More intriguing, however, are the historical players Mitchell describes in this scientific saga. The earliest to get prime billing is Petrus Peregrinus de Maricourt, a medieval French scholar and crusader whose 1269 Epistle on the Magnet launched the inquiry into Earth’s magnetism in the West. (The subject was already known in the East, especially China, from around 200 bc onwards.) Then comes a trio of Englishmen, from the sixteenth to the eighteenth centuries. These were William Gilbert, astronomer, physician to Elizabeth I and author of the 1600 treatise De Magnete; Henry Gellibrand, who showed that Earth’s magnetic field varies with time; and Edmond Halley of comet fame, whose representation of the geomagnetic variation became the familiar contour map.

Next are the pioneers of electromagnetism from the eighteenth to the nineteenth centuries: Benjamin Franklin, André-Marie Ampère, Hans Christian Ørsted, Michael Faraday and James Clerk Maxwell. The most prominent woman on the marquee is geophysicist Inge Lehmann, who in 1936 discovered Earth’s solid inner core. Finally, there is the large group of other twentieth-century geoscientists who quantified the theory of plate tectonics by using magnetic reversals recorded in igneous and sedimentary rocks. Through this, they demonstrated that the age of the ocean crust increases systematically with distance from the mid-ocean ridges.

Mitchell’s portrait gallery is researched with a depth and breadth that make its protagonists’ triumphs and failures compelling. She also gives entertaining accounts of today’s working geoscientists. They include geologist Jacques Kornprobst, custodian of Bruhnes’s legacy, and Daniel Baker, an authority on extreme space-weather events. Her interviews provide insights into their thoughts and actions that transcend the stereotypes of inscrutable nerd or heroic explorer.

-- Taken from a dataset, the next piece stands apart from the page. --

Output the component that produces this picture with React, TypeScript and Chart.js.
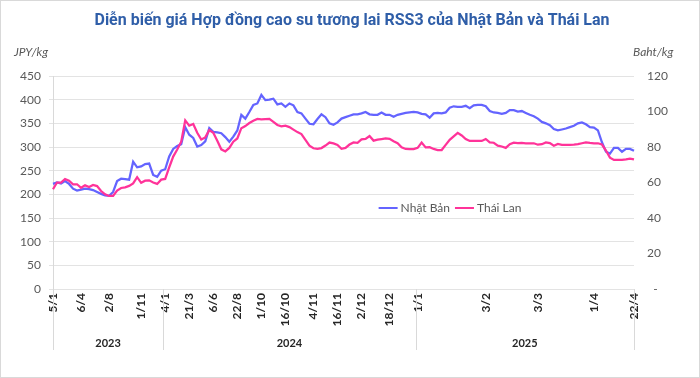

The perceptive reader will notice a few disconnects. For one, Mitchell gives short shrift to the explanation of just how Earth generates and maintains its magnetic shield in the metallic core. The human drama behind recent developments, which featured innovative numerical experiments using massive computers, is also curiously omitted. And lastly, the subtitle’s dire warnings of impending doom (The Electromagnetic Force that Created the Modern World — and Could Destroy It) is an unnecessary distraction, being no match for the real-life stories inside.